Copy out the material below in full, but not its images.

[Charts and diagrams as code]
========================================

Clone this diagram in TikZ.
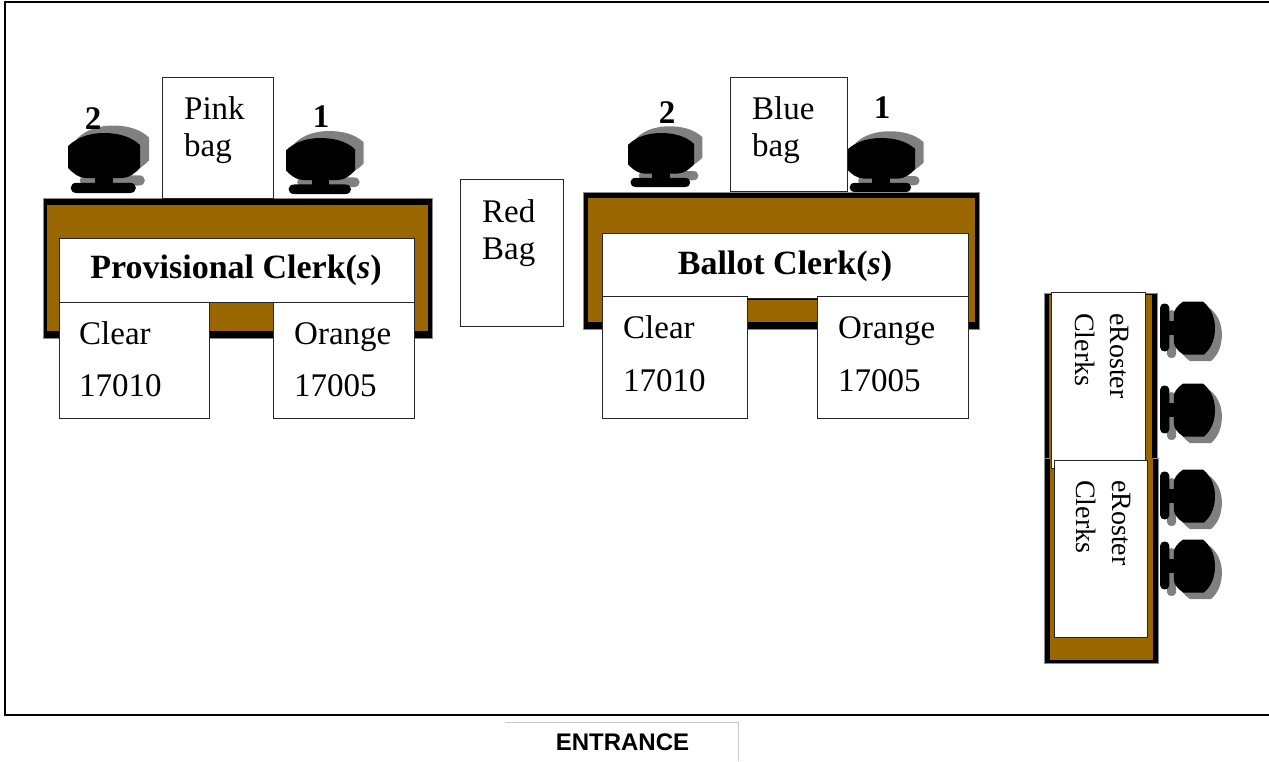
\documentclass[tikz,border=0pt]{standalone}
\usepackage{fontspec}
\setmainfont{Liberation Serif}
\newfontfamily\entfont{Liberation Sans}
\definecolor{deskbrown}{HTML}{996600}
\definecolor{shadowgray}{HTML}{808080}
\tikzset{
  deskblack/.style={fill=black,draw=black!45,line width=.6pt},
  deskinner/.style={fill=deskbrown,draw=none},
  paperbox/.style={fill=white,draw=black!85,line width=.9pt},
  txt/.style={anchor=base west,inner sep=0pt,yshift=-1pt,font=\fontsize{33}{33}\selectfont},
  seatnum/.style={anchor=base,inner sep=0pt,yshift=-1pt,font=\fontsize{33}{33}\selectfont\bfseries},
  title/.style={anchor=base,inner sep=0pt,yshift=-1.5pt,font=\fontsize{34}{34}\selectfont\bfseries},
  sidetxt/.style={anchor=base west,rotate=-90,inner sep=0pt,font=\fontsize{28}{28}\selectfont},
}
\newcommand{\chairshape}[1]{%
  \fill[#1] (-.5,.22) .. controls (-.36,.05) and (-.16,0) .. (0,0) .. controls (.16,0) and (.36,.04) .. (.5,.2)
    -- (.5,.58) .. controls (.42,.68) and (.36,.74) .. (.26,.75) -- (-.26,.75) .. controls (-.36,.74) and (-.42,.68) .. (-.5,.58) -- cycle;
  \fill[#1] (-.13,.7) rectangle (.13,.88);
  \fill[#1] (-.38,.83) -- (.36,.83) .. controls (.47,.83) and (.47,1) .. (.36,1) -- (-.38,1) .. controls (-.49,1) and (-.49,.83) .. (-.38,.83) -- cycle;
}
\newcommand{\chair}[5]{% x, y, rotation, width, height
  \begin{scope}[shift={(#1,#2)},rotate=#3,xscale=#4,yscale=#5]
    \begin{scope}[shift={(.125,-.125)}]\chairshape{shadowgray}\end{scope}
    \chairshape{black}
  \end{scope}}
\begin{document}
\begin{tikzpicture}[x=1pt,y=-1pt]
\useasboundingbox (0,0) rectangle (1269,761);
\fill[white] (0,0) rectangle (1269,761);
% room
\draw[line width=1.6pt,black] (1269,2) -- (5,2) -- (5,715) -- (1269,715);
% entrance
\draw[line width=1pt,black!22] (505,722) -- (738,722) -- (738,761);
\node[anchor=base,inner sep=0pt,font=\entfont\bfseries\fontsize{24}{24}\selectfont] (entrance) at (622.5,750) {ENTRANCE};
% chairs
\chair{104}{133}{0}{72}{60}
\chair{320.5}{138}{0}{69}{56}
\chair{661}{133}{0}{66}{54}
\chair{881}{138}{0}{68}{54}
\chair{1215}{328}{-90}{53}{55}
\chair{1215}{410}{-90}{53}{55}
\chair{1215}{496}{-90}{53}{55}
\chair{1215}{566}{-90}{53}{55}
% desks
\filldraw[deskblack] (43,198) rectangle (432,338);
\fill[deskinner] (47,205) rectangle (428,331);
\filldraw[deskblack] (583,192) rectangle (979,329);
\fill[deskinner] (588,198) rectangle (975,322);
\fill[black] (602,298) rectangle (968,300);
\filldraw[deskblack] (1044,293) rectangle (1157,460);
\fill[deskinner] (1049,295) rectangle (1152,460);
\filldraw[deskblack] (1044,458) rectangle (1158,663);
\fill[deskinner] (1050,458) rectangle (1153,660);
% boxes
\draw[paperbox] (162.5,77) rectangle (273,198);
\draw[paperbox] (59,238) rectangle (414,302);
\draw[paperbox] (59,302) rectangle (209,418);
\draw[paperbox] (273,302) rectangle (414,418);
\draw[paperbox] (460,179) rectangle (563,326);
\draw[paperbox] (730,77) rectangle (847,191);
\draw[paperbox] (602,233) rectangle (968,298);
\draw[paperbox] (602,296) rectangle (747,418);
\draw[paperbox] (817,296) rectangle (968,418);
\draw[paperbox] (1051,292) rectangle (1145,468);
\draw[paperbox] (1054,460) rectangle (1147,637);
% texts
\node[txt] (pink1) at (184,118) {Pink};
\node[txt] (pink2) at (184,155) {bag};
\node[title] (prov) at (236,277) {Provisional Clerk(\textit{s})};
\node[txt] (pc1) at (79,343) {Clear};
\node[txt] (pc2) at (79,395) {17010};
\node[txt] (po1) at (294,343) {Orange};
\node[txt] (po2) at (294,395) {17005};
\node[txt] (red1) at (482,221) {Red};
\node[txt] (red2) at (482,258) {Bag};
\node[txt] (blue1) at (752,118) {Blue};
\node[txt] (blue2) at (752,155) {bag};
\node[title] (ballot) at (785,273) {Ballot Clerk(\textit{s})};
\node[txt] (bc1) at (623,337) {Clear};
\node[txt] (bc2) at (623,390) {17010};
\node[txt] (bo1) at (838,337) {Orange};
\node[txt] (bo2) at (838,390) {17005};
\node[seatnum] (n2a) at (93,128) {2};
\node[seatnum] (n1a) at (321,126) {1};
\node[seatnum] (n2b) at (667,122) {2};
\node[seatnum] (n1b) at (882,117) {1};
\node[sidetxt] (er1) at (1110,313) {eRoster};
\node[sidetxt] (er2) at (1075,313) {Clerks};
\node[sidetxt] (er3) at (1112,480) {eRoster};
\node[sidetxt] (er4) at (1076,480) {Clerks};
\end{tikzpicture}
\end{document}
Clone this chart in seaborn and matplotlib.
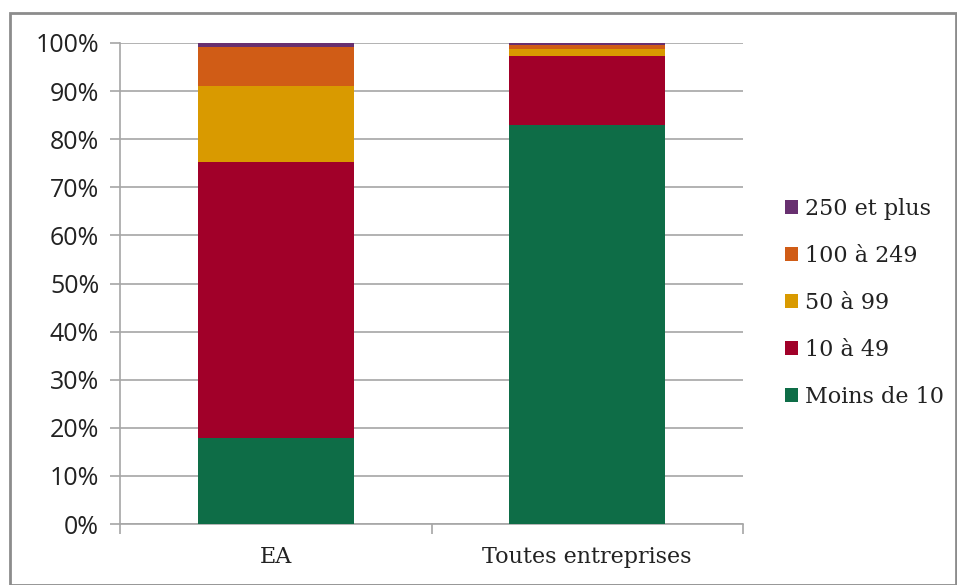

========================================

** EXERCISE SOLUTION **
Clone this diagram in TikZ.
\documentclass[tikz,border=0pt]{standalone}
\usepackage{fontspec}
\setmainfont{Liberation Serif}
\newfontfamily\entfont{Liberation Sans}
\definecolor{deskbrown}{HTML}{996600}
\definecolor{shadowgray}{HTML}{808080}
\tikzset{
  deskblack/.style={fill=black,draw=black!45,line width=.6pt},
  deskinner/.style={fill=deskbrown,draw=none},
  paperbox/.style={fill=white,draw=black!85,line width=.9pt},
  txt/.style={anchor=base west,inner sep=0pt,yshift=-1pt,font=\fontsize{33}{33}\selectfont},
  seatnum/.style={anchor=base,inner sep=0pt,yshift=-1pt,font=\fontsize{33}{33}\selectfont\bfseries},
  title/.style={anchor=base,inner sep=0pt,yshift=-1.5pt,font=\fontsize{34}{34}\selectfont\bfseries},
  sidetxt/.style={anchor=base west,rotate=-90,inner sep=0pt,font=\fontsize{28}{28}\selectfont},
}
\newcommand{\chairshape}[1]{%
  \fill[#1] (-.5,.22) .. controls (-.36,.05) and (-.16,0) .. (0,0) .. controls (.16,0) and (.36,.04) .. (.5,.2)
    -- (.5,.58) .. controls (.42,.68) and (.36,.74) .. (.26,.75) -- (-.26,.75) .. controls (-.36,.74) and (-.42,.68) .. (-.5,.58) -- cycle;
  \fill[#1] (-.13,.7) rectangle (.13,.88);
  \fill[#1] (-.38,.83) -- (.36,.83) .. controls (.47,.83) and (.47,1) .. (.36,1) -- (-.38,1) .. controls (-.49,1) and (-.49,.83) .. (-.38,.83) -- cycle;
}
\newcommand{\chair}[5]{% x, y, rotation, width, height
  \begin{scope}[shift={(#1,#2)},rotate=#3,xscale=#4,yscale=#5]
    \begin{scope}[shift={(.125,-.125)}]\chairshape{shadowgray}\end{scope}
    \chairshape{black}
  \end{scope}}
\begin{document}
\begin{tikzpicture}[x=1pt,y=-1pt]
\useasboundingbox (0,0) rectangle (1269,761);
\fill[white] (0,0) rectangle (1269,761);
% room
\draw[line width=1.6pt,black] (1269,2) -- (5,2) -- (5,715) -- (1269,715);
% entrance
\draw[line width=1pt,black!22] (505,722) -- (738,722) -- (738,761);
\node[anchor=base,inner sep=0pt,font=\entfont\bfseries\fontsize{24}{24}\selectfont] (entrance) at (622.5,750) {ENTRANCE};
% chairs
\chair{104}{133}{0}{72}{60}
\chair{320.5}{138}{0}{69}{56}
\chair{661}{133}{0}{66}{54}
\chair{881}{138}{0}{68}{54}
\chair{1215}{328}{-90}{53}{55}
\chair{1215}{410}{-90}{53}{55}
\chair{1215}{496}{-90}{53}{55}
\chair{1215}{566}{-90}{53}{55}
% desks
\filldraw[deskblack] (43,198) rectangle (432,338);
\fill[deskinner] (47,205) rectangle (428,331);
\filldraw[deskblack] (583,192) rectangle (979,329);
\fill[deskinner] (588,198) rectangle (975,322);
\fill[black] (602,298) rectangle (968,300);
\filldraw[deskblack] (1044,293) rectangle (1157,460);
\fill[deskinner] (1049,295) rectangle (1152,460);
\filldraw[deskblack] (1044,458) rectangle (1158,663);
\fill[deskinner] (1050,458) rectangle (1153,660);
% boxes
\draw[paperbox] (162.5,77) rectangle (273,198);
\draw[paperbox] (59,238) rectangle (414,302);
\draw[paperbox] (59,302) rectangle (209,418);
\draw[paperbox] (273,302) rectangle (414,418);
\draw[paperbox] (460,179) rectangle (563,326);
\draw[paperbox] (730,77) rectangle (847,191);
\draw[paperbox] (602,233) rectangle (968,298);
\draw[paperbox] (602,296) rectangle (747,418);
\draw[paperbox] (817,296) rectangle (968,418);
\draw[paperbox] (1051,292) rectangle (1145,468);
\draw[paperbox] (1054,460) rectangle (1147,637);
% texts
\node[txt] (pink1) at (184,118) {Pink};
\node[txt] (pink2) at (184,155) {bag};
\node[title] (prov) at (236,277) {Provisional Clerk(\textit{s})};
\node[txt] (pc1) at (79,343) {Clear};
\node[txt] (pc2) at (79,395) {17010};
\node[txt] (po1) at (294,343) {Orange};
\node[txt] (po2) at (294,395) {17005};
\node[txt] (red1) at (482,221) {Red};
\node[txt] (red2) at (482,258) {Bag};
\node[txt] (blue1) at (752,118) {Blue};
\node[txt] (blue2) at (752,155) {bag};
\node[title] (ballot) at (785,273) {Ballot Clerk(\textit{s})};
\node[txt] (bc1) at (623,337) {Clear};
\node[txt] (bc2) at (623,390) {17010};
\node[txt] (bo1) at (838,337) {Orange};
\node[txt] (bo2) at (838,390) {17005};
\node[seatnum] (n2a) at (93,128) {2};
\node[seatnum] (n1a) at (321,126) {1};
\node[seatnum] (n2b) at (667,122) {2};
\node[seatnum] (n1b) at (882,117) {1};
\node[sidetxt] (er1) at (1110,313) {eRoster};
\node[sidetxt] (er2) at (1075,313) {Clerks};
\node[sidetxt] (er3) at (1112,480) {eRoster};
\node[sidetxt] (er4) at (1076,480) {Clerks};
\end{tikzpicture}
\end{document}
Clone this chart in seaborn and matplotlib.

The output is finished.